Expressing the hope that the new patriarch will be able to make the "Communion and Witness" mission fruitful, the abbot underlined the support of the Maronite monks through prayer and fulfillment of what has been called the "mariamite monastic pact," which consists in "giving priority to God, to obedience, to chastity, to poverty and to fraternal and community life for the greater glory of God."
"Fidelity to the pact is fidelity to love, to the love of God and love of the Church," said Abbot Abdo.
He expressed the will of the order to continue with the work of sanctification with filial love under the direction of the Maronite Church, to prepare the Bride of Christ "to appear before her Spouse without stain or wrinkle or something similar."
For his part, Patriarch Raï expressed his gratitude to the Mariamite Order that prepared him and helped him to mature to become father and head of that Church.
In his address, he sent a particular greeting to Lebanese President Michel Suleiman, thanking him for having sent Minister Boutros Harb as his official representative during the visit to Rome.
The patriarch expressed his hope that the president will be able "to direct the vessel of the nation to a safe shore, helped by his collaborators, specifically his council of ministers and the parliament."
He stressed the importance of Lebanon's mission, "the Lebanon of ordinary life, the Lebanon of unity in diversity, the democratic Lebanon, the Lebanon of Islamic-Christian coexistence protected by the constitution, the Lebanon land of liberties and of openness to the Arab and Western world."

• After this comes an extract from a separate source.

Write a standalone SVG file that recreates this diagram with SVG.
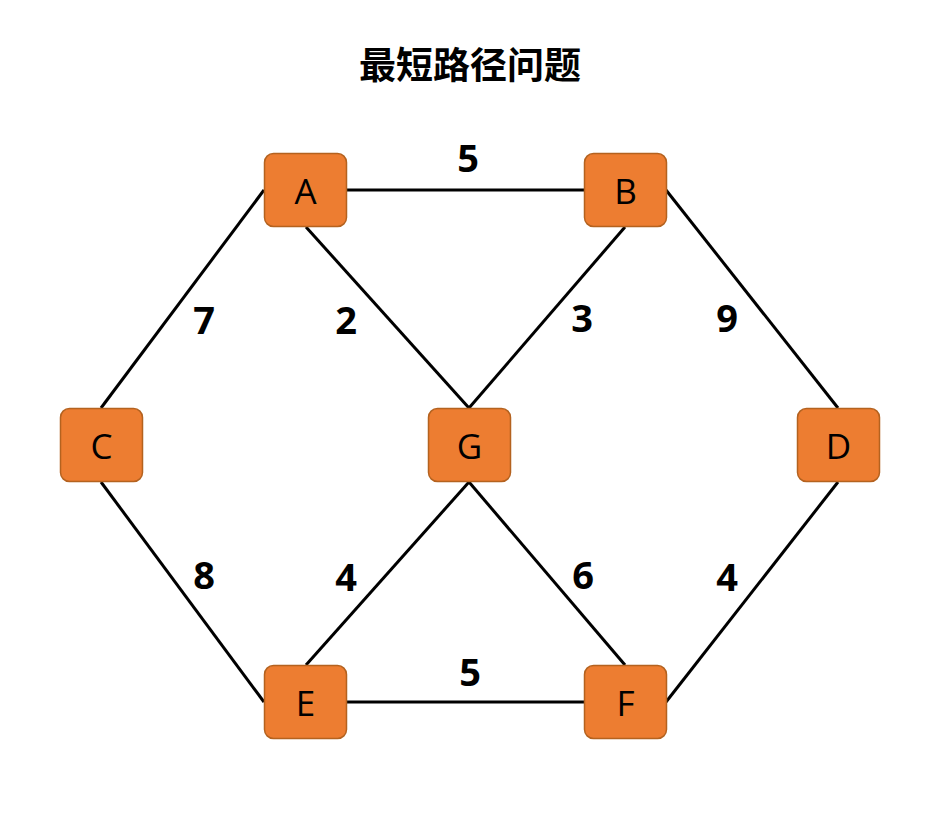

Patriarch Raï said he drew strength from the Synod of Bishops, from the religious orders, from priests, from the laity and from the structures of the Church. He expressed gratitude for all the love and support he received after his election.
A new stage
During a dinner in honor of the new patriarch, held in the St. Isaiah College of the Antonin Maronite Order, Father Daoud Reaidi, superior of the college, pointed out among the important aspects of this election, the need to "follow the inspiration of the Holy Spirit who opens our eyes to understand his will."
He underlined the importance of following "the one whom the Spirit has chosen through the Maronite Synod."
The monk identified in the election of the new patriarch an "evangelical program" that is not "inspired in worldly events and that is not ruled according to the times, but is the one that inspires events and the key to their reading."
"His election is the beginning of a harvest that shines on the horizon," Father Reaidi said. "It is a stage in the journey of the history of the Maronite Church" in which the new patriarch will add his contribution to that of his predecessors.
The Antonin superior spoke of the popular riots that have agitated the whole of the Middle East and North Africa as "awakenings of liberty, of the meaning of citizenship and of democracy, which are values that deny all the totalitarian currents that in some way have fueled Islamic extremism."
He noted, "These movements of rebirth show that the search for identity in the Arab world, the recognition of diversity and openness to coexistence between Christians and Muslims, are factors that highlight the importance of the Lebanese experience, which is revealed as a message and model at this concrete time."
The Maronite Church, which today has more than 3 million faithful, was established by St. Maron, who lived between the 4th and 5th centuries as a hermit on Mount Tauro, an ancient city of northern Syria.